Tallahassee rallies for International Women's Day
Tallahassee, FL – Shouts cut through the gray skies outside Florida’s state capitol on March 8, International Women’s Day, as people gathered to mark the new phase in the fight for women’s rights that came with the second Trump administration. Hosted by the Freedom Road Socialist Organization (FRSO) alongside various community organizations, the rally brought out around one hundred people who braved the rain.
Trump's second term promises a new wave of attacks on women, especially on the right to abortion, transgender women's access to gender-affirming care, and protections from discrimination. Florida, with its Republican domination in the state legislature and fiercely far-right Governor Ron DeSantis, forms the front line for much of the GOP's sexist agenda.
“We're at a critical period in history,” said Delilah Pierre from the Tallahassee Community Action Committee. “We're either gonna go forward to a future for all of us, or backwards to a past for the few.”

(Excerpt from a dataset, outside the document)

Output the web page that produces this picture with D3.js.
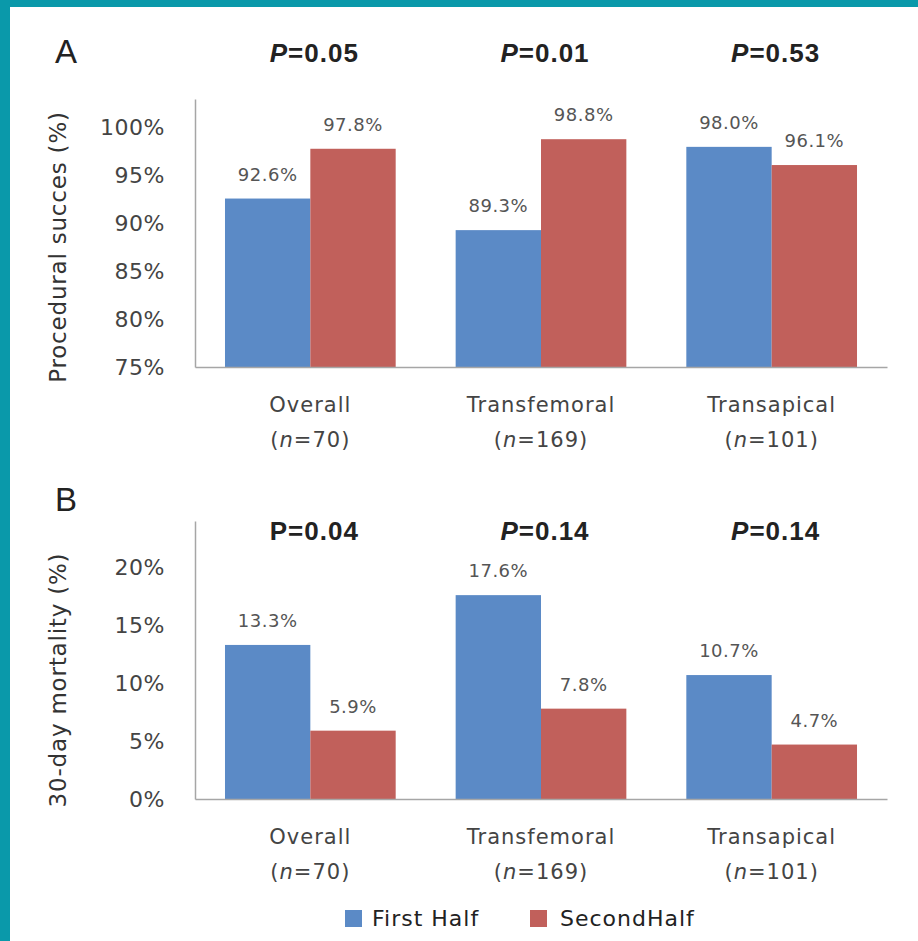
<!DOCTYPE html>
<html>
<head>
<meta charset="utf-8">
<script src="https://cdn.jsdelivr.net/npm/d3@7"></script>
<style>
  body { margin: 0; background: #0a99aa; }
  #chart { position: absolute; left: 10px; top: 7px; }
</style>
</head>
<body>
<div id="chart"></div>
<script>
// values
var categories = ["Overall", "Transfemoral", "Transapical"];
var sampleSizes = ["70", "169", "101"];
var seriesNames = ["First Half", "SecondHalf"];
var successFirst = [92.6, 89.3, 98.0];
var successSecond = [97.8, 98.8, 96.1];
var successP = ["0.05", "0.01", "0.53"];
var successTicks = [75, 80, 85, 90, 95, 100];
var mortalityFirst = [13.3, 17.6, 10.7];
var mortalitySecond = [5.9, 7.8, 4.7];
var mortalityP = ["0.04", "0.14", "0.14"];
var mortalityTicks = [0, 5, 10, 15, 20];

var colors = ["#5b8ac6", "#c1605b"];
var ox = 10, oy = 7; // offset of white panel

var svg = d3.select("#chart")
    .append("svg")
    .attr("width", 918 - ox)
    .attr("height", 941 - oy)
    .style("background", "#ffffff");

var g = svg.append("g")
    .attr("transform", "translate(" + (-ox) + "," + (-oy) + ")");

var x0 = d3.scaleBand()
    .domain(categories)
    .range([195, 887])
    .paddingInner(0.26)
    .paddingOuter(0.13);

var x1 = d3.scaleBand()
    .domain([0, 1])
    .range([0, x0.bandwidth()]);

function drawPanel(opt) {
    var y = d3.scaleLinear()
        .domain(opt.domain)
        .range(opt.range);

    var data = categories.map(function(c, i) {
        return { cat: c, vals: [opt.first[i], opt.second[i]], p: opt.p[i], n: sampleSizes[i] };
    });

    // panel letter
    g.append("text")
        .attr("x", 55)
        .attr("y", opt.letterY)
        .style("font-family", "Liberation Sans, Arial, sans-serif")
        .style("font-size", "33px")
        .attr("fill", "#222")
        .text(opt.letter);

    // y axis
    var yAxis = g.append("g")
        .attr("transform", "translate(195,0)")
        .call(d3.axisLeft(y).tickValues(opt.ticks).tickSize(0).tickPadding(30)
            .tickFormat(function(d) { return d + "%"; }));
    yAxis.select(".domain").attr("stroke", "#a6a6a6").attr("stroke-width", 1.5);
    yAxis.selectAll("text")
        .style("font-family", "DejaVu Sans, sans-serif")
        .style("font-size", "22px")
        .style("letter-spacing", "0.5px")
        .attr("fill", "#444");

    g.append("text")
        .attr("transform", "translate(" + opt.titleX + "," + opt.titleY + ")rotate(-90)")
        .attr("text-anchor", "middle")
        .style("font-family", "DejaVu Sans, sans-serif")
        .style("font-size", "23px")
        .style("letter-spacing", "0.8px")
        .attr("fill", "#333")
        .text(opt.title);

    // bars
    var groups = g.selectAll(null)
        .data(data)
        .enter()
        .append("g")
        .attr("transform", function(d) { return "translate(" + x0(d.cat) + ",0)"; });

    groups.selectAll("rect")
        .data(function(d) { return d.vals; })
        .enter()
        .append("rect")
        .attr("x", function(d, i) { return x1(i); })
        .attr("y", function(d) { return y(d); })
        .attr("width", x1.bandwidth())
        .attr("height", function(d) { return y(opt.domain[0]) - y(d); })
        .attr("fill", function(d, i) { return colors[i]; });

    groups.selectAll(".val")
        .data(function(d) { return d.vals; })
        .enter()
        .append("text")
        .attr("class", "val")
        .attr("x", function(d, i) { return x1(i) + x1.bandwidth() / 2; })
        .attr("y", function(d) { return y(d) - 18; })
        .attr("text-anchor", "middle")
        .style("font-family", "DejaVu Sans, sans-serif")
        .style("font-size", "18px")
        .style("letter-spacing", "0.5px")
        .attr("fill", "#555")
        .text(function(d) { return d.toFixed(1) + "%"; });

    // x axis line
    var xAxis = g.append("g")
        .attr("transform", "translate(0," + y(opt.domain[0]) + ")")
        .call(d3.axisBottom(x0).tickSize(0).tickFormat(""));
    xAxis.select(".domain").attr("stroke", "#a6a6a6").attr("stroke-width", 1.5);

    // category labels
    var lab = g.selectAll(null)
        .data(data)
        .enter()
        .append("text")
        .attr("text-anchor", "middle")
        .style("font-family", "DejaVu Sans, sans-serif")
        .style("font-size", "21px")
        .style("letter-spacing", "1px")
        .attr("fill", "#444");
    lab.append("tspan")
        .attr("x", function(d) { return x0(d.cat) + x0.bandwidth() / 2; })
        .attr("y", y(opt.domain[0]) + 45)
        .text(function(d) { return d.cat; });
    var l2 = lab.append("tspan")
        .attr("x", function(d) { return x0(d.cat) + x0.bandwidth() / 2; })
        .attr("y", y(opt.domain[0]) + 80);
    l2.append("tspan").text("(");
    l2.append("tspan").style("font-style", "italic").text("n");
    l2.append("tspan").text(function(d) { return "=" + d.n + ")"; });

    // p values
    var pt = g.selectAll(null)
        .data(data)
        .enter()
        .append("text")
        .attr("x", function(d) { return x0(d.cat) + x0.bandwidth() / 2 + 4; })
        .attr("y", opt.pY)
        .attr("text-anchor", "middle")
        .style("font-family", "Liberation Sans, Arial, sans-serif")
        .style("font-size", "26px")
        .style("font-weight", "bold")
        .style("letter-spacing", "1px")
        .attr("fill", "#222");
    pt.append("tspan")
        .style("font-style", function(d, i) { return opt.italicP[i] ? "italic" : "normal"; })
        .text("P");
    pt.append("tspan").text(function(d) { return "=" + d.p; });
}

drawPanel({
    letter: "A", letterY: 63,
    domain: [75, 103], range: [367, 99],
    ticks: successTicks,
    first: successFirst, second: successSecond, p: successP,
    italicP: [true, true, true],
    title: "Procedural succes (%)", titleX: 66, titleY: 247,
    pY: 62
});

drawPanel({
    letter: "B", letterY: 511,
    domain: [0, 24], range: [799, 521],
    ticks: mortalityTicks,
    first: mortalityFirst, second: mortalitySecond, p: mortalityP,
    italicP: [false, true, true],
    title: "30-day mortality (%)", titleX: 66, titleY: 680,
    pY: 540
});

// legend
var legend = g.append("g")
    .attr("transform", "translate(345,910)");
var item = legend.selectAll(null)
    .data(seriesNames)
    .enter()
    .append("g")
    .attr("transform", function(d, i) { return "translate(" + (i * 185) + ",0)"; });
item.append("rect")
    .attr("width", 17)
    .attr("height", 17)
    .attr("fill", function(d, i) { return colors[i]; });
item.append("text")
    .attr("x", function(d, i) { return i === 0 ? 27 : 30; })
    .attr("y", 16)
    .style("font-family", "DejaVu Sans, sans-serif")
    .style("font-size", "22px")
    .style("letter-spacing", "1px")
    .attr("fill", "#222")
    .text(function(d) { return d; });
</script>
</body>
</html>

The decision to rally at the Florida state capitol was particularly relevant. Abortion rights in Florida face a grim future, with DeSantis fiercely defensive of the state's current ban on abortion beyond the first six weeks – a time when many women don't even realize they're pregnant.
A recent attempt to enshrine abortion access in Florida's constitution, the Amendment 4 campaign, won 58% of the vote but was still 2% below the strict 60% threshold to pass.
Many speakers gave their personal experiences with patriarchy and the struggles women face to defend their equality in their schools and workplaces. “While we should be out here for our mothers, sisters, aunts, grandmothers, partners, and friends, I dare you to find your loved ones in the stories of others and to fight for them like they are your own, because we are not free until we are all free,” said JJ Glueck from Tallahassee Students for a Democratic Society.
The political system in the U.S. is still unable or unwilling to protect women from ongoing oppression. Many speakers and attendees expressed disillusionment with the two-party system and the power of ultra-rich men like Elon Musk. Joelle Nuñez, member of the FRSO, declared that “this system is not gonna come apart step by step. It's gonna come down in one big blow, because the whole damn system is rotten!”
After the rally, FRSO hosted an International Women’s Day discussion panel and concert at the Blue Tavern. The show featured the talents of local Latina artist-activist duo Isabela and Kristellys, as well as women and trans-led bands Degenerate State and hardtogetaholdof(untilyoucall).
Staring down four more years of right-wing attacks on women's rights and people's movements, organizers in Florida are refusing to sit down or give up. In Tallahassee, and in the cities across the country that joined them on International Women's Day, the people are standing up and fighting back.